> _Job_
Exactly as written, quote every line that follows, skipping the images.

> _Dataset content_
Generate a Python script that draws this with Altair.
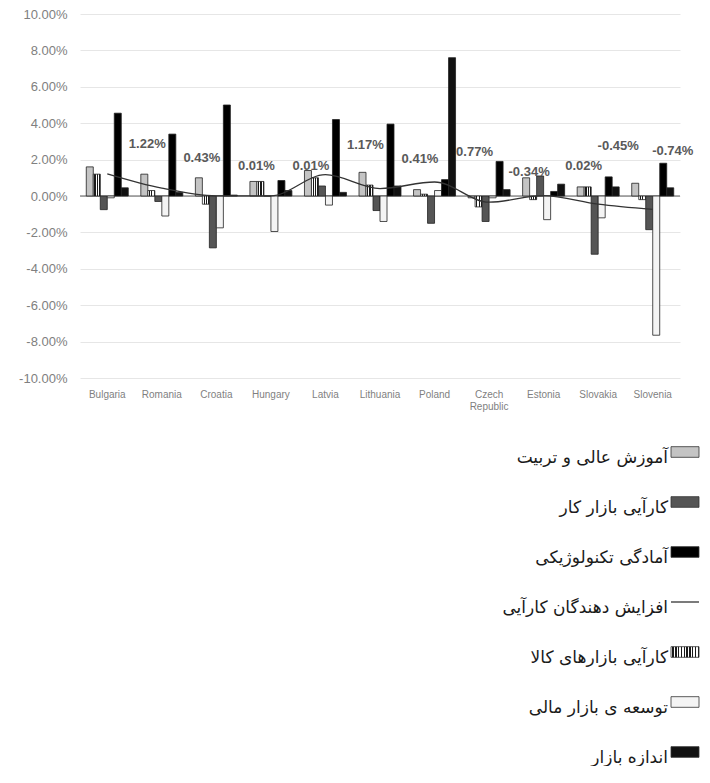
import altair as alt
import pandas as pd

countries = ["Bulgaria", "Romania", "Croatia", "Hungary", "Latvia", "Lithuania",
             "Poland", "Czech Republic", "Estonia", "Slovakia", "Slovenia"]

# values in percent
higher_edu = [1.6, 1.2, 1.0, 0.8, 1.4, 1.3, 0.35, -0.1, 1.0, 0.5, 0.7]
goods_mkt = [1.2, 0.3, -0.45, 0.8, 1.0, 0.6, 0.1, -0.6, -0.2, 0.5, -0.2]
labor_mkt = [-0.75, -0.3, -2.85, 0.0, 0.55, -0.8, -1.5, -1.4, 1.1, -3.2, -1.85]
financial = [-0.1, -1.1, -1.75, -1.95, -0.5, -1.4, 0.3, -0.1, -1.3, -1.2, -7.65]
tech_ready = [4.55, 3.4, 5.0, 0.85, 4.2, 3.95, 0.9, 1.9, 0.25, 1.05, 1.8]
market_size = [0.45, 0.2, 0.05, 0.3, 0.2, 0.55, 7.6, 0.35, 0.65, 0.5, 0.45]
efficiency = [1.22, 0.43, 0.01, 0.01, 1.17, 0.41, 0.77, -0.34, 0.02, -0.45, -0.74]

y_ticks = [-10, -8, -6, -4, -2, 0, 2, 4, 6, 8, 10]

series_keys = ["he", "gm", "lm", "fm", "tr", "ms"]
series_values = [higher_edu, goods_mkt, labor_mkt, financial, tech_ready, market_size]

legend_labels = [
    "آموزش عالی و تربیت",
    "کارآیی بازار کار",
    "آمادگی تکنولوژیکی",
    "افزایش دهندگان کارآیی",
    "کارآیی بازارهای کالا",
    "توسعه ی بازار مالی",
    "اندازه بازار",
]
legend_kinds = ["he", "lm", "tr", "line", "gm", "fm", "ms"]

# countries whose value labels sit closer to their group (right edge of the chart)
edge_labels = ["Slovakia", "Slovenia"]

rows = []
for key, vals in zip(series_keys, series_values):
    for c, v in zip(countries, vals):
        rows.append({"country": c, "series": key, "value": v})
bars_df = pd.DataFrame(rows)
line_df = pd.DataFrame({
    "country": countries,
    "value": efficiency,
    "label": [f"{v:.2f}%" for v in efficiency],
    "edge": [c in edge_labels for c in countries],
})
zero_df = pd.DataFrame({"value": [0]})
leg_df = pd.DataFrame({"name": legend_labels, "kind": legend_kinds})


def stripes(n, dark="#1a1a1a", light="#ffffff", frac=0.5):
    stops = []
    for i in range(n):
        a = i / n
        b = (i + frac) / n
        c = (i + 1) / n
        stops += [
            alt.GradientStop(color=light, offset=a),
            alt.GradientStop(color=light, offset=b),
            alt.GradientStop(color=dark, offset=b),
            alt.GradientStop(color=dark, offset=c),
        ]
    return alt.LinearGradient(gradient="linear", stops=stops, x1=0, x2=1, y1=0, y2=0)


bar_fills = {
    "he": "#c4c4c4",
    "gm": stripes(3),
    "lm": "#555555",
    "fm": "#f4f4f4",
    "tr": "#000000",
    "ms": "#111111",
}
legend_fills = dict(bar_fills)
legend_fills["gm"] = stripes(10)

x_enc = alt.X(
    "country:N",
    sort=countries,
    scale=alt.Scale(paddingInner=0.23, paddingOuter=0.115),
    axis=alt.Axis(
        title=None, labelAngle=0, domain=False, ticks=False,
        labelExpr="split(datum.label, ' ')",
        labelFontSize=10, labelColor="#7f7f7f", labelPadding=11,
        labelLineHeight=12, grid=False,
    ),
)
y_enc = alt.Y(
    "value:Q",
    scale=alt.Scale(domain=[-10, 10], nice=False),
    axis=alt.Axis(
        title=None, values=y_ticks, domain=False, ticks=False,
        labelExpr="replace(format(datum.value, '.2f'), '\u2212', '-') + '%'",
        labelFontSize=13, labelColor="#808080", labelPadding=13,
        minExtent=67, maxExtent=67,
        grid=True, gridColor="#e6e6e6", gridWidth=1,
    ),
)
xoff = alt.XOffset(
    "series:N", sort=series_keys,
    scale=alt.Scale(domain=series_keys, paddingInner=0, paddingOuter=0),
)

layers = [
    alt.Chart(zero_df).mark_rule(color="#595959", strokeWidth=1).encode(y=y_enc)
]
for key in series_keys:
    layers.append(
        alt.Chart(bars_df)
        .transform_filter(alt.datum.series == key)
        .mark_bar(fill=bar_fills[key], stroke="#222222", strokeWidth=0.8)
        .encode(x=x_enc, xOffset=xoff, y=y_enc)
    )
layers.append(
    alt.Chart(line_df)
    .mark_line(interpolate="monotone", color="#333333", strokeWidth=1.3)
    .encode(x=x_enc, y=y_enc)
)
label_style = dict(fontSize=13, fontWeight="bold", color="#595959")
layers.append(
    alt.Chart(line_df)
    .transform_filter(~alt.datum.edge)
    .mark_text(dx=40, dy=-30, **label_style)
    .encode(x=x_enc, y=y_enc, text="label:N")
)
layers.append(
    alt.Chart(line_df)
    .transform_filter(alt.datum.edge)
    .mark_text(dx=20, dy=-58, **label_style)
    .encode(x=x_enc, y=y_enc, text="label:N")
)

top = alt.layer(*layers).properties(width=600, height=364)

leg_y = alt.Y("name:N", sort=legend_labels,
              scale=alt.Scale(type="point", padding=0), axis=None)
RECT = "M-1,-0.38H1V0.38H-1Z"
leg_layers = []
for kind in legend_kinds:
    base = alt.Chart(leg_df).transform_filter(alt.datum.kind == kind)
    if kind == "line":
        mk = base.mark_point(shape="M-1,0H1", size=784, filled=False,
                             stroke="#333333", strokeWidth=1.3, opacity=1)
    else:
        mk = base.mark_point(shape=RECT, size=784, filled=True,
                             fill=legend_fills[kind], stroke="#333333",
                             strokeWidth=0.8, opacity=1)
    leg_layers.append(mk.encode(x=alt.value(605), y=leg_y))
leg_layers.append(
    alt.Chart(leg_df)
    .mark_text(align="right", baseline="middle", dy=6, font="DejaVu Sans",
               fontSize=17, color="#1a1a1a")
    .encode(x=alt.value(588), y=leg_y, text="name:N")
)
legend = alt.layer(*leg_layers).properties(width=600, height=300)

chart = (
    alt.vconcat(top, legend, spacing=34)
    .properties(padding={"left": 5, "top": 0, "right": 0, "bottom": 0})
    .configure(font="Liberation Sans")
    .configure_view(strokeWidth=0, stroke="transparent")
)

chart.save("out.html", embed_options={"renderer": "svg", "actions": False})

> _In response_
Generate a Python script that draws this with Altair.
import altair as alt
import pandas as pd

countries = ["Bulgaria", "Romania", "Croatia", "Hungary", "Latvia", "Lithuania",
             "Poland", "Czech Republic", "Estonia", "Slovakia", "Slovenia"]

# values in percent
higher_edu = [1.6, 1.2, 1.0, 0.8, 1.4, 1.3, 0.35, -0.1, 1.0, 0.5, 0.7]
goods_mkt = [1.2, 0.3, -0.45, 0.8, 1.0, 0.6, 0.1, -0.6, -0.2, 0.5, -0.2]
labor_mkt = [-0.75, -0.3, -2.85, 0.0, 0.55, -0.8, -1.5, -1.4, 1.1, -3.2, -1.85]
financial = [-0.1, -1.1, -1.75, -1.95, -0.5, -1.4, 0.3, -0.1, -1.3, -1.2, -7.65]
tech_ready = [4.55, 3.4, 5.0, 0.85, 4.2, 3.95, 0.9, 1.9, 0.25, 1.05, 1.8]
market_size = [0.45, 0.2, 0.05, 0.3, 0.2, 0.55, 7.6, 0.35, 0.65, 0.5, 0.45]
efficiency = [1.22, 0.43, 0.01, 0.01, 1.17, 0.41, 0.77, -0.34, 0.02, -0.45, -0.74]

y_ticks = [-10, -8, -6, -4, -2, 0, 2, 4, 6, 8, 10]

series_keys = ["he", "gm", "lm", "fm", "tr", "ms"]
series_values = [higher_edu, goods_mkt, labor_mkt, financial, tech_ready, market_size]

legend_labels = [
    "آموزش عالی و تربیت",
    "کارآیی بازار کار",
    "آمادگی تکنولوژیکی",
    "افزایش دهندگان کارآیی",
    "کارآیی بازارهای کالا",
    "توسعه ی بازار مالی",
    "اندازه بازار",
]
legend_kinds = ["he", "lm", "tr", "line", "gm", "fm", "ms"]

# countries whose value labels sit closer to their group (right edge of the chart)
edge_labels = ["Slovakia", "Slovenia"]

rows = []
for key, vals in zip(series_keys, series_values):
    for c, v in zip(countries, vals):
        rows.append({"country": c, "series": key, "value": v})
bars_df = pd.DataFrame(rows)
line_df = pd.DataFrame({
    "country": countries,
    "value": efficiency,
    "label": [f"{v:.2f}%" for v in efficiency],
    "edge": [c in edge_labels for c in countries],
})
zero_df = pd.DataFrame({"value": [0]})
leg_df = pd.DataFrame({"name": legend_labels, "kind": legend_kinds})


def stripes(n, dark="#1a1a1a", light="#ffffff", frac=0.5):
    stops = []
    for i in range(n):
        a = i / n
        b = (i + frac) / n
        c = (i + 1) / n
        stops += [
            alt.GradientStop(color=light, offset=a),
            alt.GradientStop(color=light, offset=b),
            alt.GradientStop(color=dark, offset=b),
            alt.GradientStop(color=dark, offset=c),
        ]
    return alt.LinearGradient(gradient="linear", stops=stops, x1=0, x2=1, y1=0, y2=0)


bar_fills = {
    "he": "#c4c4c4",
    "gm": stripes(3),
    "lm": "#555555",
    "fm": "#f4f4f4",
    "tr": "#000000",
    "ms": "#111111",
}
legend_fills = dict(bar_fills)
legend_fills["gm"] = stripes(10)

x_enc = alt.X(
    "country:N",
    sort=countries,
    scale=alt.Scale(paddingInner=0.23, paddingOuter=0.115),
    axis=alt.Axis(
        title=None, labelAngle=0, domain=False, ticks=False,
        labelExpr="split(datum.label, ' ')",
        labelFontSize=10, labelColor="#7f7f7f", labelPadding=11,
        labelLineHeight=12, grid=False,
    ),
)
y_enc = alt.Y(
    "value:Q",
    scale=alt.Scale(domain=[-10, 10], nice=False),
    axis=alt.Axis(
        title=None, values=y_ticks, domain=False, ticks=False,
        labelExpr="replace(format(datum.value, '.2f'), '\u2212', '-') + '%'",
        labelFontSize=13, labelColor="#808080", labelPadding=13,
        minExtent=67, maxExtent=67,
        grid=True, gridColor="#e6e6e6", gridWidth=1,
    ),
)
xoff = alt.XOffset(
    "series:N", sort=series_keys,
    scale=alt.Scale(domain=series_keys, paddingInner=0, paddingOuter=0),
)

layers = [
    alt.Chart(zero_df).mark_rule(color="#595959", strokeWidth=1).encode(y=y_enc)
]
for key in series_keys:
    layers.append(
        alt.Chart(bars_df)
        .transform_filter(alt.datum.series == key)
        .mark_bar(fill=bar_fills[key], stroke="#222222", strokeWidth=0.8)
        .encode(x=x_enc, xOffset=xoff, y=y_enc)
    )
layers.append(
    alt.Chart(line_df)
    .mark_line(interpolate="monotone", color="#333333", strokeWidth=1.3)
    .encode(x=x_enc, y=y_enc)
)
label_style = dict(fontSize=13, fontWeight="bold", color="#595959")
layers.append(
    alt.Chart(line_df)
    .transform_filter(~alt.datum.edge)
    .mark_text(dx=40, dy=-30, **label_style)
    .encode(x=x_enc, y=y_enc, text="label:N")
)
layers.append(
    alt.Chart(line_df)
    .transform_filter(alt.datum.edge)
    .mark_text(dx=20, dy=-58, **label_style)
    .encode(x=x_enc, y=y_enc, text="label:N")
)

top = alt.layer(*layers).properties(width=600, height=364)

leg_y = alt.Y("name:N", sort=legend_labels,
              scale=alt.Scale(type="point", padding=0), axis=None)
RECT = "M-1,-0.38H1V0.38H-1Z"
leg_layers = []
for kind in legend_kinds:
    base = alt.Chart(leg_df).transform_filter(alt.datum.kind == kind)
    if kind == "line":
        mk = base.mark_point(shape="M-1,0H1", size=784, filled=False,
                             stroke="#333333", strokeWidth=1.3, opacity=1)
    else:
        mk = base.mark_point(shape=RECT, size=784, filled=True,
                             fill=legend_fills[kind], stroke="#333333",
                             strokeWidth=0.8, opacity=1)
    leg_layers.append(mk.encode(x=alt.value(605), y=leg_y))
leg_layers.append(
    alt.Chart(leg_df)
    .mark_text(align="right", baseline="middle", dy=6, font="DejaVu Sans",
               fontSize=17, color="#1a1a1a")
    .encode(x=alt.value(588), y=leg_y, text="name:N")
)
legend = alt.layer(*leg_layers).properties(width=600, height=300)

chart = (
    alt.vconcat(top, legend, spacing=34)
    .properties(padding={"left": 5, "top": 0, "right": 0, "bottom": 0})
    .configure(font="Liberation Sans")
    .configure_view(strokeWidth=0, stroke="transparent")
)

chart.save("out.html", embed_options={"renderer": "svg", "actions": False})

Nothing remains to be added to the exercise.